Seismic Performance of a Novel Partially Embedded Transfer Connection with Wing Wall in Steel-Concrete Vertical Irregular Structures: Physical Tests and Theoretical Model

The design of transfer connections in steel-concrete vertical irregular structures is crucial for high-rise buildings and long-span structures due to the abrupt changes in mass, stiffness, and damping ratio. The conventional approach is to embed all the upper steel columns into the lower reinforced concrete (RC) to form steel-reinforced concrete columns (SRCs), resulting in high steel consumption associated with significantly increased construction costs. To address this issue, a novel solution of a partially embedded transfer connection with a wing wall (PETC-WW) is proposed in this paper. The proposed PETC-WWs in four types together with a conventional approach, i.e., deeply embedded connection (DEC), were designed and constructed to undergo large-scale physical tests.

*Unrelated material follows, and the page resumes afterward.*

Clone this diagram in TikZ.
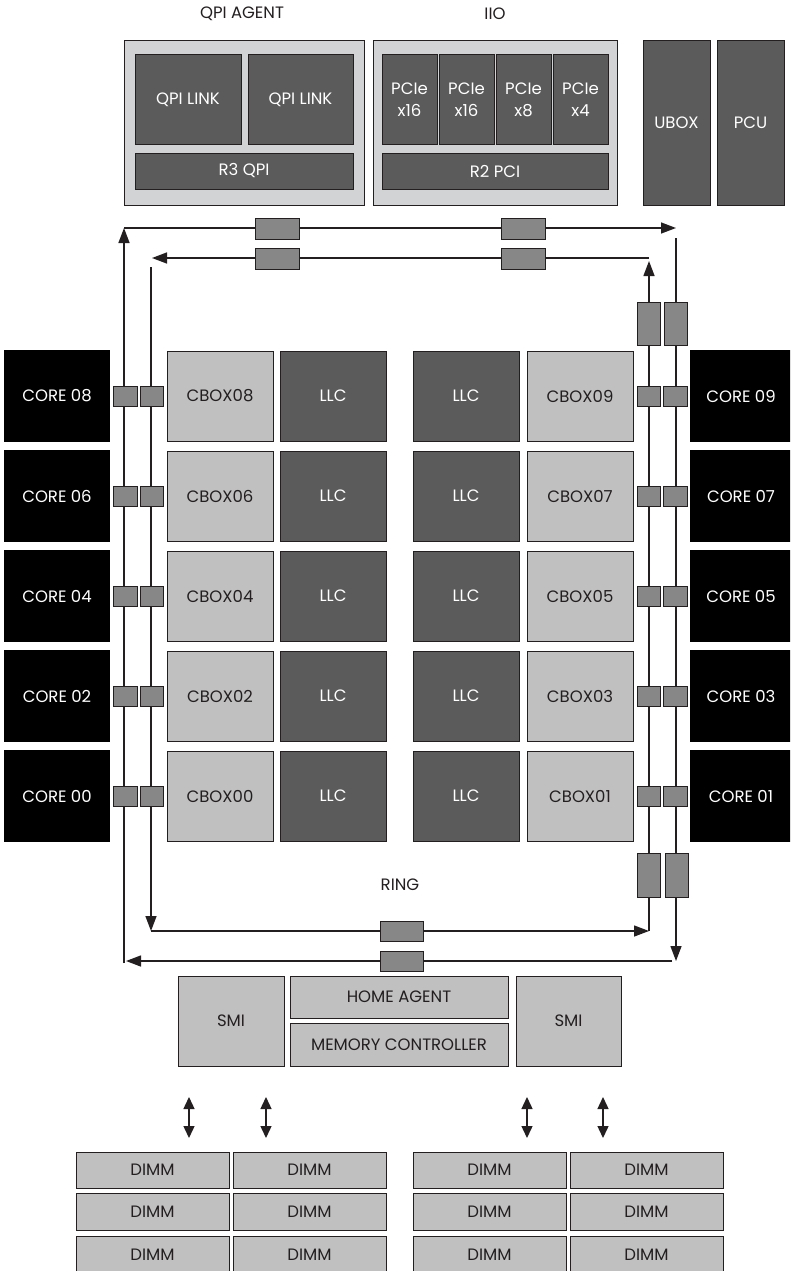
\documentclass[tikz,border=0pt]{standalone}
\usepackage{fontspec}
\setmainfont{Poppins}
\usetikzlibrary{arrows.meta}
\definecolor{panel}{HTML}{D1D3D4}
\definecolor{darkb}{HTML}{5B5B5B}
\definecolor{lightb}{HTML}{C0C0C0}
\definecolor{stopc}{HTML}{878787}
\definecolor{edge}{HTML}{231F20}
\tikzset{
 blk/.style={inner sep=0pt, outer sep=0pt, align=center, font=\fontsize{16.5}{22}\selectfont},
 panelbox/.style={blk, draw=edge, line width=1pt, fill=panel},
 darkbox/.style={blk, draw=edge, line width=1pt, fill=darkb, text=white},
 lightbox/.style={blk, draw=edge, line width=1pt, fill=lightb, text=edge},
 corebox/.style={blk, fill=black, text=white},
 stopbox/.style={inner sep=0pt, outer sep=0pt, draw=edge, line width=1pt, fill=stopc},
 ringline/.style={draw=edge, line width=1.4pt, -{Triangle[length=15pt,width=11pt]}},
 memarrow/.style={draw=edge, line width=1.4pt, {Triangle[length=12pt,width=11pt]}-{Triangle[length=12pt,width=11pt]}},
 titletext/.style={blk, text=edge},
}
\begin{document}
\begin{tikzpicture}[x=1pt,y=-1pt]
\useasboundingbox (0,0) rectangle (790,1271);
\clip (0,0) rectangle (790,1271);
\fill[white] (0,0) rectangle (790,1271);

% ---- top titles
\node[titletext] (tqpi) at (242,14) {QPI AGENT};
\node[titletext] (tiio) at (495,14) {IIO};

% ---- QPI agent
\node[panelbox, minimum width=240, minimum height=164] (qpi) at (244,123) {};
\node[darkbox, minimum width=106, minimum height=89] (ql1) at (188,99.5) {QPI LINK};
\node[darkbox, minimum width=105, minimum height=89] (ql2) at (300.5,99.5) {QPI LINK};
\node[darkbox, minimum width=218, minimum height=36] (r3) at (244,171) {R3 QPI};

% ---- IIO
\node[panelbox, minimum width=244, minimum height=164] (iio) at (495,123) {};
\node[darkbox, minimum width=55, minimum height=89] (p1) at (409.5,99.5) {PCIe\\x16};
\node[darkbox, minimum width=55, minimum height=89] (p2) at (466.5,99.5) {PCIe\\x16};
\node[darkbox, minimum width=55, minimum height=89] (p3) at (523.5,99.5) {PCIe\\x8};
\node[darkbox, minimum width=55, minimum height=89] (p4) at (580.5,99.5) {PCIe\\x4};
\node[darkbox, minimum width=226, minimum height=36] (r2) at (495,171) {R2 PCI};

% ---- UBOX / PCU
\node[darkbox, minimum width=67, minimum height=164] (ubox) at (676.5,123) {UBOX};
\node[darkbox, minimum width=67, minimum height=164] (pcu) at (750.5,123) {PCU};

% ---- ring coordinates
\coordinate (oTL) at (124,228);
\coordinate (oTR) at (676,228);
\coordinate (oRtop) at (676,238);
\coordinate (oRbot) at (676,961);
\coordinate (oBR) at (672,961);
\coordinate (oBL) at (126,961);
\coordinate (oLbot) at (124,963);
\coordinate (iTR) at (649,258);
\coordinate (iTL) at (152,258);
\coordinate (iLtop) at (151,267);
\coordinate (iBL) at (151,931);
\coordinate (iBR) at (649,931);
\coordinate (iRtop) at (649,261);

\draw[ringline] (oTL) -- (oTR);
\draw[ringline] (oRtop) -- (oRbot);
\draw[ringline] (oBR) -- (oBL);
\draw[ringline] (oLbot) -- (oTL);
\draw[ringline] (iTR) -- (iTL);
\draw[ringline] (iLtop) -- (iBL);
\draw[ringline] (iBL) -- (iBR);
\draw[ringline] (iBR) -- (iRtop);

% ---- ring stops
\node[stopbox, minimum width=44, minimum height=21] (st1) at (277,228.5) {};
\node[stopbox, minimum width=44, minimum height=21] (st2) at (523,228.5) {};
\node[stopbox, minimum width=44, minimum height=21] (st3) at (277,258.5) {};
\node[stopbox, minimum width=44, minimum height=21] (st4) at (523,258.5) {};
\node[stopbox, minimum width=23, minimum height=43] (sr1) at (648.5,323.5) {};
\node[stopbox, minimum width=23, minimum height=43] (sr2) at (675.5,323.5) {};
\node[stopbox, minimum width=23, minimum height=44] (sr3) at (648.5,875) {};
\node[stopbox, minimum width=23, minimum height=44] (sr4) at (676.5,875) {};
\node[stopbox, minimum width=43, minimum height=20] (sb1) at (401.5,931) {};
\node[stopbox, minimum width=43, minimum height=20] (sb2) at (401.5,961) {};

% ---- rows
\foreach \k/\l/\r in {0/08/09,1/06/07,2/04/05,3/02/03,4/00/01}{
  \pgfmathsetmacro{\yy}{396+100*\k}
  \node[corebox, minimum width=106, minimum height=92] (cl\k) at (57,\yy) {CORE \l};
  \node[stopbox, minimum width=24, minimum height=20] (sl\k a) at (125,\yy) {};
  \node[stopbox, minimum width=23, minimum height=20] (sl\k b) at (151.5,\yy) {};
  \node[lightbox, minimum width=106, minimum height=90] (cbl\k) at (220,\yy) {CBOX\l};
  \node[darkbox, minimum width=106, minimum height=90] (llcl\k) at (333,\yy) {LLC};
  \node[darkbox, minimum width=106, minimum height=90] (llcr\k) at (466,\yy) {LLC};
  \node[lightbox, minimum width=106, minimum height=90] (cbr\k) at (580,\yy) {CBOX\r};
  \node[stopbox, minimum width=23, minimum height=20] (sr\k a) at (648.5,\yy) {};
  \node[stopbox, minimum width=24, minimum height=20] (sr\k b) at (675,\yy) {};
  \node[corebox, minimum width=102, minimum height=92] (cr\k) at (741,\yy) {CORE \r};
}

\node[titletext] (ring) at (400,885) {RING};

% ---- memory side
\node[lightbox, minimum width=106, minimum height=90] (smil) at (231,1021) {SMI};
\node[lightbox, minimum width=218, minimum height=42] (home) at (399,997) {HOME AGENT};
\node[lightbox, minimum width=218, minimum height=43] (memc) at (399,1044.5) {MEMORY CONTROLLER};
\node[lightbox, minimum width=105, minimum height=90] (smir) at (568.5,1021) {SMI};

\foreach \x [count=\i] in {189,266,527,603}{
  \coordinate (ma\i) at (\x,1097);
  \coordinate (mb\i) at (\x,1138);
  \draw[memarrow] (ma\i) -- (mb\i);
}

% ---- DIMMs
\foreach \cx [count=\c] in {152.5,309.5,489.5,646.5}{
  \node[lightbox, minimum width=153, minimum height=36] (d\c a) at (\cx,1170) {DIMM};
  \node[lightbox, minimum width=153, minimum height=37] (d\c b) at (\cx,1211.5) {DIMM};
  \node[lightbox, minimum width=153, minimum height=38] (d\c c) at (\cx,1255) {DIMM};
}
\end{tikzpicture}
\end{document}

The tests were conducted by a combination of cyclic lateral loading and preaxial compressive loading. The seismic performance of these transfer connections was then evaluated. The test results indicate that all four types of the proposed PETC-WW have better performance than the DEC in terms of higher load-carrying capacity, greater structural stiffness, and better energy dissipation. It was found that the presence of the wing wall can effectively prevent premature failure of the central RC column, thereby reducing the risk of collapse of the upper structure. In addition, a theoretical model for the proposed PETC-WW was developed. The strengths predicted by the theoretical model were compared with the corresponding test strengths. The differences between the theoretical predictions and test results were within 10%. The proposed PETC-WW is superior to the conventional approach in cost and convenience of construction, as well as effectiveness in seismic resistance. It is hence recommended to be adopted in steel-concrete vertical irregular structures in high-intensity seismic areas.